Five Steps to Prepare for Shared Finances Boom


Editors Note: In this blog we discuss the growing opportunity that financial institutions have to provide their users with options for shared finances. In the Forrester report titled "Why Digital Teams at Financial Providers should Invest in Shared Finances", Peter Wannemacher goes over five steps that financial institutions can do to prepare their bank or credit union for success. We take a closer look at those five steps.

Close to 60% of adults share at least one type of financial account with another person. As the millennial generation continues to gain financial freedom and power, that number is only going to rise. Whether it be joint accounts in a marriage, sharing finances with retiring parents, or other family and friends, the opportunity to financial institutions to provide solutions for shared finances is too large to ignore.
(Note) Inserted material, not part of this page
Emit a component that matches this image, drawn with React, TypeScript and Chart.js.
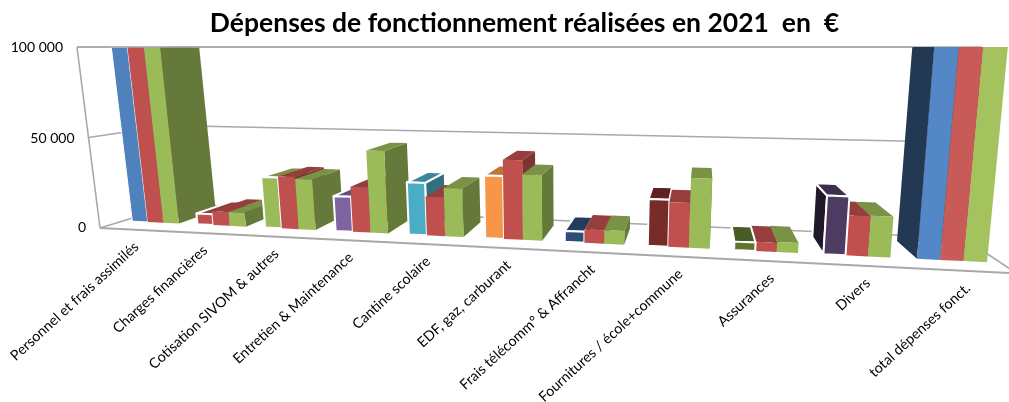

In addition, a Forrester report, Why Digital Teams at Financial Providers should Invest in Shared Financesfound that consumers surveyed that among those who shared finances through their institution trust their bank or credit union more than those who do not share accounts. However, a person's ability to act as an observer of, partner in, or proxy for another person's financial life is not just a largely untapped market; it is, in many ways, an unrecognized opportunity in retail financial services. Digital teams within banks and credit unions are uniquely positioned to take the lead in preparing their organizations for leveraging the opportunity soon to emerge in shared finances by taking five initial steps. 

  1. Assemble a cross-functional team to gauge your shared finances opportunity. As noted above, personnel working within the digital side of a bank or credit union should take the lead in exploring the shared finances opportunity and building services that help customers manage their interpersonal financial relationships. However, several functions should be included within a cross-functional team working on this area such as internal security-and-risk peers who can look closely at the potential security and privacy challenges that might arise.
  2. Size the shared finances opportunity in your specific market. As shared finances are a little-understood and less-than-prominent area of financial services, a crucial step is to measure and assess the opportunity itself. Take an in-depth look at your customers' and prospects' current behaviors and attitudes around their interpersonal financial relationships. Work with internal and external partner in analytics and customer insights to estimate the size of the opportunity for your organization.
  3. Assess your digital capabilities around shared finances. Digital teams routinely evaluate their online, mobile, and other digital functionality. These teams should add an audit of their ability to meet customers' shared financial needs: Can a customer let another person view their accounts without giving away their own login ID and password? Can two customers easily co-manage their products and accounts? Can the child of an elderly customer set up alerts to monitor their parent's financial actions?  A view of what is and isn't possible via digital touch points will let you plan future shared finances initiatives more accurately.
  4. Identify existing digital initiatives that could enable shared finances. While shared finances are an important opportunity in digital financial services, executives have limited resources and an abundance of other ways to use those resources. Tapping the shared finances opportunity will often mean piggybacking on other digital initiatives. For this reason, working with collaborators, digital teams should look at the financial institutions' digital road map and label those initiatives and projects that could help the firm better meet customers' shared financial needs.
  5. Look to private banks for inspiration and ideas. One area of financial services has a long history of managing complex, multi-user finances: private banking. Private banks survive and thrive, in part, by helping high-net-worth people manage their complicated financial lives. For example, a billionaire might need his private bank to allow access to different funds and accounts for various attorneys, family members, accountants, or other people from his family office or other firms; at the same time, he might need to limit the transactional capabilities for some of these proxies and partners.

Today, financial institutions are the logical choice to meet consumers' shared financial needs. And customers who already share their finances trust financial providers more than the average customer. As referenced above, the Forrester survey shows that 40% of people who share a financial product or account with someone else say they trust financial firms in general compared with just 29% of those who don't have any shared finances. But this trust equity will not last forever, especially as other companies and new disruptors recognize and target the shared finances opportunity. To quote the head of digital at one institution: "right now, our customers have a strong connection to our brand, so we have a chance to expand that relationship and stay relevant - but we know that this opportunity is, as they say 'only available for a limited time'."